*Task to complete*: Your task is to retype, word for word, the lines from the start of the data through the line holding "import seaborn as sns". Do not include the pictures.

*Given information*:
□ □ □ □ □ □ □

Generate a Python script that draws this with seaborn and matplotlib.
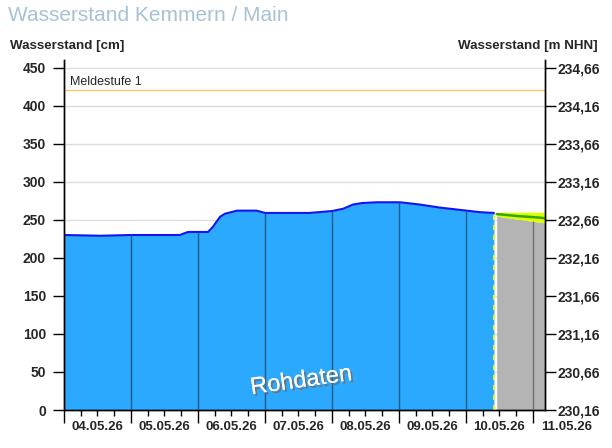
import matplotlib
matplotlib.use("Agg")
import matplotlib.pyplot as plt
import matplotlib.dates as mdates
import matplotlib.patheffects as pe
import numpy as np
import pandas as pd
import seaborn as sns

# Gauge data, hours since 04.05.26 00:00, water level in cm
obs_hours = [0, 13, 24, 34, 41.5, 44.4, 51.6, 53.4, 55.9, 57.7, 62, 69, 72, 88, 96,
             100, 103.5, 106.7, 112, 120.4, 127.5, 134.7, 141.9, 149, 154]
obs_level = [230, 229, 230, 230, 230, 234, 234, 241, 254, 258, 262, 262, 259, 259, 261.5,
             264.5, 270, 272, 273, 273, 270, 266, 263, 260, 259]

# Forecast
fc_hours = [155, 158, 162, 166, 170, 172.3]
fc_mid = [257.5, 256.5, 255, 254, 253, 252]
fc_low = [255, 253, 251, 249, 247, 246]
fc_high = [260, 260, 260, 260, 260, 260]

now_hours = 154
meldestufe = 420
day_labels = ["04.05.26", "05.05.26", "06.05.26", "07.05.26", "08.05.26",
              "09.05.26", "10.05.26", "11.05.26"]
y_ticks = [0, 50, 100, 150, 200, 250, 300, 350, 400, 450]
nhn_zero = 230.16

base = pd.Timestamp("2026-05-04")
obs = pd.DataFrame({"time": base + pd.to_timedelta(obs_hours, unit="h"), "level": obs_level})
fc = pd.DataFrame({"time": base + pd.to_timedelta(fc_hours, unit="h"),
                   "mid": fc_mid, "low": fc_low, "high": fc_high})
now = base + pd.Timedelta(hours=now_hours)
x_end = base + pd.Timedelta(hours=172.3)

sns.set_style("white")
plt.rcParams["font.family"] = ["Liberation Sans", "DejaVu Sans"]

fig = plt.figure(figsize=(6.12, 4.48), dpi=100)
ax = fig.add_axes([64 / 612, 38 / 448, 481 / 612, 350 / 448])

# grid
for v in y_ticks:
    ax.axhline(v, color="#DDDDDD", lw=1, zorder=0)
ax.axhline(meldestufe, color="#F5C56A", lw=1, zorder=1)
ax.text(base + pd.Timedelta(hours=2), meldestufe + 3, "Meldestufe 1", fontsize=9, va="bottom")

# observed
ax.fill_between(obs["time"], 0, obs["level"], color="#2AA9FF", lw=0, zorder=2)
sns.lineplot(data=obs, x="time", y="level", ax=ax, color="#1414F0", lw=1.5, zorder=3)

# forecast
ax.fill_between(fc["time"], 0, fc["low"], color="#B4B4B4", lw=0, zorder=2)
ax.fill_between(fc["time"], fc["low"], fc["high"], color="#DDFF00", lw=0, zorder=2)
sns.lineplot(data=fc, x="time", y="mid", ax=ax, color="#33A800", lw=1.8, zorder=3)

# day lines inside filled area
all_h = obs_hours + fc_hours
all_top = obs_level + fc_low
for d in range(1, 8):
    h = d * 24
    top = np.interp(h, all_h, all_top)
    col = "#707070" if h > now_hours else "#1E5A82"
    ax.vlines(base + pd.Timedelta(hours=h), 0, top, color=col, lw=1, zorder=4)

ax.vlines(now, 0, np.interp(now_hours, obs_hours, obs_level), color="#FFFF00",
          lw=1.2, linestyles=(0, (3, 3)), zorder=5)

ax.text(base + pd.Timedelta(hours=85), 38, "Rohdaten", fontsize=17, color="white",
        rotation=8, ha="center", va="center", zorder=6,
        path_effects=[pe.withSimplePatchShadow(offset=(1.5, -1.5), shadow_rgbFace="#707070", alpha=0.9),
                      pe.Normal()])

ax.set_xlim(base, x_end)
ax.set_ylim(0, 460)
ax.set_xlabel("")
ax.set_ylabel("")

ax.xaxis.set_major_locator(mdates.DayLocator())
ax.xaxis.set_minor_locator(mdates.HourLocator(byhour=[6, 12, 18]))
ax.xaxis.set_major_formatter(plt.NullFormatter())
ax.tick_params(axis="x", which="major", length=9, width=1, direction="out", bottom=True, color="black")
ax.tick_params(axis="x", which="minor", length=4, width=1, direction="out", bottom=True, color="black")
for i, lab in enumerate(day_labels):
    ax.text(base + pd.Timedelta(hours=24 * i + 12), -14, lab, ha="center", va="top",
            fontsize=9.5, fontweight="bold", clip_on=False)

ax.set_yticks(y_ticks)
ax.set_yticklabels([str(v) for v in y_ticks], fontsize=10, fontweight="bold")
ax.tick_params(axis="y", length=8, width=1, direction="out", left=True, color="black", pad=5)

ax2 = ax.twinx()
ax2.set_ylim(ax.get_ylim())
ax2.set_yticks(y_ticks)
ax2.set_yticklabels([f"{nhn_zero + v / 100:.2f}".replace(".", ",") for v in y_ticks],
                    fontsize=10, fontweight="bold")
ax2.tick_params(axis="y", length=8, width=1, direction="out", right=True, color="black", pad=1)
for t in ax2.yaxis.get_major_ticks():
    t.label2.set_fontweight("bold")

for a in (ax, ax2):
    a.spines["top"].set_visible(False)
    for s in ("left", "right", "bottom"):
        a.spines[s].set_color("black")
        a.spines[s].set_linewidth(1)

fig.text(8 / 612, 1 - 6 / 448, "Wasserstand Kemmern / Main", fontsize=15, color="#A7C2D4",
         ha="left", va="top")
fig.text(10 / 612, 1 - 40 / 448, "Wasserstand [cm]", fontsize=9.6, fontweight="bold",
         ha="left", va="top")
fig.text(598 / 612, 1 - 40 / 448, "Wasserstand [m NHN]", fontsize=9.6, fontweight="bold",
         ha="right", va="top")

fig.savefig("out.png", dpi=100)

□ □ □ □ □ □ □

*Written answer*:
Generate a Python script that draws this with seaborn and matplotlib.
import matplotlib
matplotlib.use("Agg")
import matplotlib.pyplot as plt
import matplotlib.dates as mdates
import matplotlib.patheffects as pe
import numpy as np
import pandas as pd
import seaborn as sns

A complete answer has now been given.